"""

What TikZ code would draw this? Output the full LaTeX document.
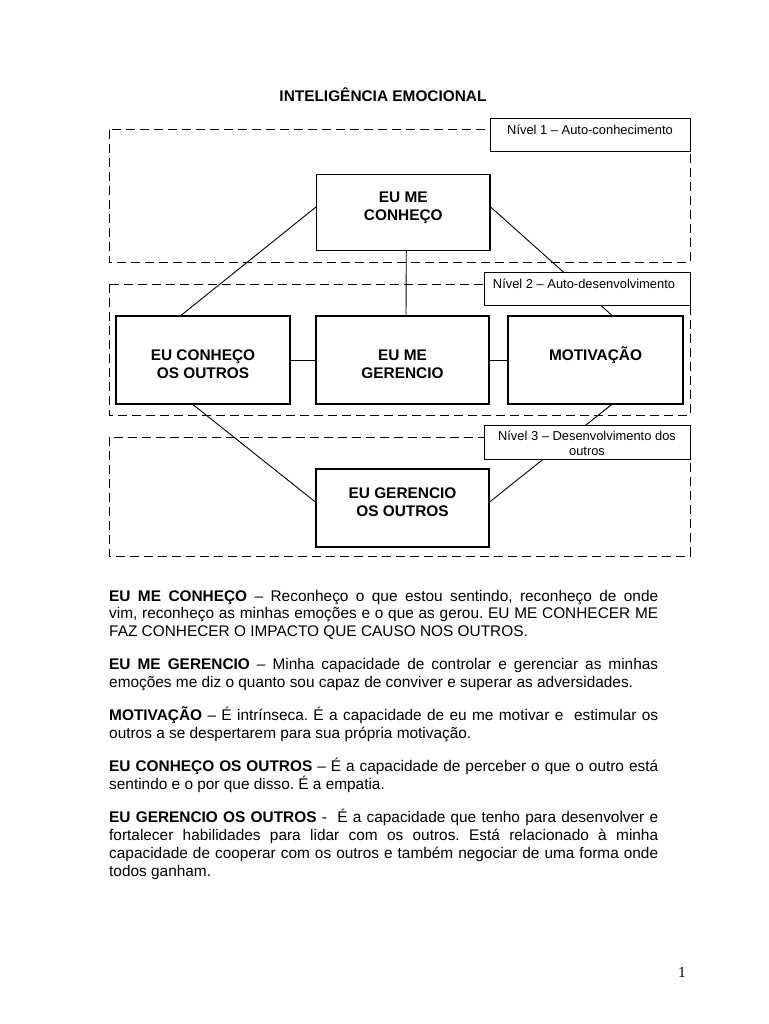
\documentclass[tikz,border=0pt]{standalone}
\usepackage{fontspec}
\setmainfont{Liberation Sans}
\newfontfamily\pgserif{Liberation Serif}
\frenchspacing
\begin{document}
\begin{tikzpicture}[x=1pt,y=-1pt,
  level/.style={draw, dash pattern=on 9pt off 5pt, line width=1pt},
  box/.style={draw, fill=white, line width=1.2pt, inner sep=0pt},
  boxtext/.style={font=\fontsize{15.4}{17.9}\selectfont\bfseries, align=center, inner sep=0pt},
  lbl/.style={draw, fill=white, line width=1pt, inner sep=0pt},
  lbltext/.style={font=\fontsize{12.9}{15}\selectfont, align=center, inner sep=0pt},
  link/.style={line width=0.9pt}]
\useasboundingbox[fill=white] (0,0) rectangle (768,1024);

\node[font=\fontsize{15.4}{18}\selectfont\bfseries, inner sep=0pt] (title) at (383,95) {INTELIGÊNCIA EMOCIONAL};

% level areas
\draw[level] (109,130) rectangle (690,262);
\draw[level] (109,284) rectangle (690,415);
\draw[level] (109,437) rectangle (690,556);

% boxes
\node[box, minimum width=173.4pt, minimum height=76pt] (conh) at (403.3,212.5) {};
\node[box, minimum width=174pt, minimum height=88pt] (outros) at (203,360) {};
\node[box, minimum width=173pt, minimum height=88pt] (ger) at (402.5,360) {};
\node[box, minimum width=175pt, minimum height=88pt] (motiv) at (595.5,360) {};
\node[box, minimum width=173pt, minimum height=78pt] (gout) at (402.5,508) {};

% connectors
\draw[link] ([yshift=5.5pt]conh.west) -- ([xshift=-22pt]outros.north);
\draw[link] ([yshift=5.5pt]conh.east) -- ([xshift=16.5pt]motiv.north);
\draw[link] ([xshift=3pt]conh.south) -- ([xshift=3.5pt]ger.north);
\draw[link] (outros.east) -- (ger.west);
\draw[link] (ger.east) -- (motiv.west);
\draw[link] ([xshift=-10pt]outros.south) -- ([yshift=6pt]gout.west);
\draw[link] ([xshift=16pt]motiv.south) -- ([yshift=6pt]gout.east);

% box texts
\node[boxtext] (conhT) at (403.3,208) {EU ME\\CONHEÇO};
\node[boxtext] (outrosT) at (203,364.5) {EU CONHEÇO\\OS OUTROS};
\node[boxtext] (gerT) at (402.5,364.5) {EU ME\\GERENCIO};
\node[boxtext] (motivT) at (595.5,355) {MOTIVAÇÃO};
\node[boxtext] (goutT) at (402.5,502) {EU GERENCIO\\OS OUTROS};

% level labels
\node[lbl, minimum width=200pt, minimum height=33pt] (lbl1) at (590,135.5) {};
\node[lbl, minimum width=206pt, minimum height=32.5pt] (lbl2) at (587,288.75) {};
\node[lbl, minimum width=206pt, minimum height=34pt] (lbl3) at (587,442) {};
\node[lbltext, anchor=base] (lbl1T) at (590,134.5) {Nível 1 – Auto-conhecimento};
\node[lbltext, anchor=base] (lbl2T) at (584,288.5) {Nível 2 – Auto-desenvolvimento};
\node[lbltext] (lbl3T) at (587,443.5) {Nível 3 – Desenvolvimento dos\\outros};

% body text
\node[anchor=base west, inner sep=0pt, text width=549pt, align=justify,
      font=\fontsize{15.4}{17.9}\selectfont] (body) at (109,601) {%
\hyphenpenalty=10000 \exhyphenpenalty=10000 \tolerance=9999 \hbadness=10000
\textbf{EU ME CONHEÇO} – Reconheço o que estou sentindo, reconheço de onde\linebreak
vim, reconheço as minhas emoções e o que as gerou. EU ME CONHECER ME\linebreak
FAZ CONHECER O IMPACTO QUE CAUSO NOS OUTROS.\par\vspace{15.1pt}
\textbf{EU ME GERENCIO} – Minha capacidade de controlar e gerenciar as minhas\linebreak
emoções me diz o quanto sou capaz de conviver e superar as adversidades.\par\vspace{15.1pt}
\textbf{MOTIVAÇÃO} – É intrínseca. É a capacidade de eu me motivar e\ \ estimular os\linebreak
outros a se despertarem para sua própria motivação.\par\vspace{15.1pt}
\textbf{EU CONHEÇO OS OUTROS} – É a capacidade de perceber o que o outro está\linebreak
sentindo e o por que disso. É a empatia.\par\vspace{15.1pt}
\textbf{EU GERENCIO OS OUTROS} -\ \ É a capacidade que tenho para desenvolver e\linebreak
fortalecer habilidades para lidar com os outros. Está relacionado à minha\linebreak
capacidade de cooperar com os outros e também negociar de uma forma onde\linebreak
todos ganham.};

\node[font=\pgserif\fontsize{15.4}{18}\selectfont, inner sep=0pt] (pg) at (682,972) {1};
\end{tikzpicture}
\end{document}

"""

Transcribe the listing in full. Omit the pictures and keep every line exact.

RESPONSE TO THE TASK
What TikZ code would draw this? Output the full LaTeX document.
\documentclass[tikz,border=0pt]{standalone}
\usepackage{fontspec}
\setmainfont{Liberation Sans}
\newfontfamily\pgserif{Liberation Serif}
\frenchspacing
\begin{document}
\begin{tikzpicture}[x=1pt,y=-1pt,
  level/.style={draw, dash pattern=on 9pt off 5pt, line width=1pt},
  box/.style={draw, fill=white, line width=1.2pt, inner sep=0pt},
  boxtext/.style={font=\fontsize{15.4}{17.9}\selectfont\bfseries, align=center, inner sep=0pt},
  lbl/.style={draw, fill=white, line width=1pt, inner sep=0pt},
  lbltext/.style={font=\fontsize{12.9}{15}\selectfont, align=center, inner sep=0pt},
  link/.style={line width=0.9pt}]
\useasboundingbox[fill=white] (0,0) rectangle (768,1024);

\node[font=\fontsize{15.4}{18}\selectfont\bfseries, inner sep=0pt] (title) at (383,95) {INTELIGÊNCIA EMOCIONAL};

% level areas
\draw[level] (109,130) rectangle (690,262);
\draw[level] (109,284) rectangle (690,415);
\draw[level] (109,437) rectangle (690,556);

% boxes
\node[box, minimum width=173.4pt, minimum height=76pt] (conh) at (403.3,212.5) {};
\node[box, minimum width=174pt, minimum height=88pt] (outros) at (203,360) {};
\node[box, minimum width=173pt, minimum height=88pt] (ger) at (402.5,360) {};
\node[box, minimum width=175pt, minimum height=88pt] (motiv) at (595.5,360) {};
\node[box, minimum width=173pt, minimum height=78pt] (gout) at (402.5,508) {};

% connectors
\draw[link] ([yshift=5.5pt]conh.west) -- ([xshift=-22pt]outros.north);
\draw[link] ([yshift=5.5pt]conh.east) -- ([xshift=16.5pt]motiv.north);
\draw[link] ([xshift=3pt]conh.south) -- ([xshift=3.5pt]ger.north);
\draw[link] (outros.east) -- (ger.west);
\draw[link] (ger.east) -- (motiv.west);
\draw[link] ([xshift=-10pt]outros.south) -- ([yshift=6pt]gout.west);
\draw[link] ([xshift=16pt]motiv.south) -- ([yshift=6pt]gout.east);

% box texts
\node[boxtext] (conhT) at (403.3,208) {EU ME\\CONHEÇO};
\node[boxtext] (outrosT) at (203,364.5) {EU CONHEÇO\\OS OUTROS};
\node[boxtext] (gerT) at (402.5,364.5) {EU ME\\GERENCIO};
\node[boxtext] (motivT) at (595.5,355) {MOTIVAÇÃO};
\node[boxtext] (goutT) at (402.5,502) {EU GERENCIO\\OS OUTROS};

% level labels
\node[lbl, minimum width=200pt, minimum height=33pt] (lbl1) at (590,135.5) {};
\node[lbl, minimum width=206pt, minimum height=32.5pt] (lbl2) at (587,288.75) {};
\node[lbl, minimum width=206pt, minimum height=34pt] (lbl3) at (587,442) {};
\node[lbltext, anchor=base] (lbl1T) at (590,134.5) {Nível 1 – Auto-conhecimento};
\node[lbltext, anchor=base] (lbl2T) at (584,288.5) {Nível 2 – Auto-desenvolvimento};
\node[lbltext] (lbl3T) at (587,443.5) {Nível 3 – Desenvolvimento dos\\outros};

% body text
\node[anchor=base west, inner sep=0pt, text width=549pt, align=justify,
      font=\fontsize{15.4}{17.9}\selectfont] (body) at (109,601) {%
\hyphenpenalty=10000 \exhyphenpenalty=10000 \tolerance=9999 \hbadness=10000
\textbf{EU ME CONHEÇO} – Reconheço o que estou sentindo, reconheço de onde\linebreak
vim, reconheço as minhas emoções e o que as gerou. EU ME CONHECER ME\linebreak
FAZ CONHECER O IMPACTO QUE CAUSO NOS OUTROS.\par\vspace{15.1pt}
\textbf{EU ME GERENCIO} – Minha capacidade de controlar e gerenciar as minhas\linebreak
emoções me diz o quanto sou capaz de conviver e superar as adversidades.\par\vspace{15.1pt}
\textbf{MOTIVAÇÃO} – É intrínseca. É a capacidade de eu me motivar e\ \ estimular os\linebreak
outros a se despertarem para sua própria motivação.\par\vspace{15.1pt}
\textbf{EU CONHEÇO OS OUTROS} – É a capacidade de perceber o que o outro está\linebreak
sentindo e o por que disso. É a empatia.\par\vspace{15.1pt}
\textbf{EU GERENCIO OS OUTROS} -\ \ É a capacidade que tenho para desenvolver e\linebreak
fortalecer habilidades para lidar com os outros. Está relacionado à minha\linebreak
capacidade de cooperar com os outros e também negociar de uma forma onde\linebreak
todos ganham.};

\node[font=\pgserif\fontsize{15.4}{18}\selectfont, inner sep=0pt] (pg) at (682,972) {1};
\end{tikzpicture}
\end{document}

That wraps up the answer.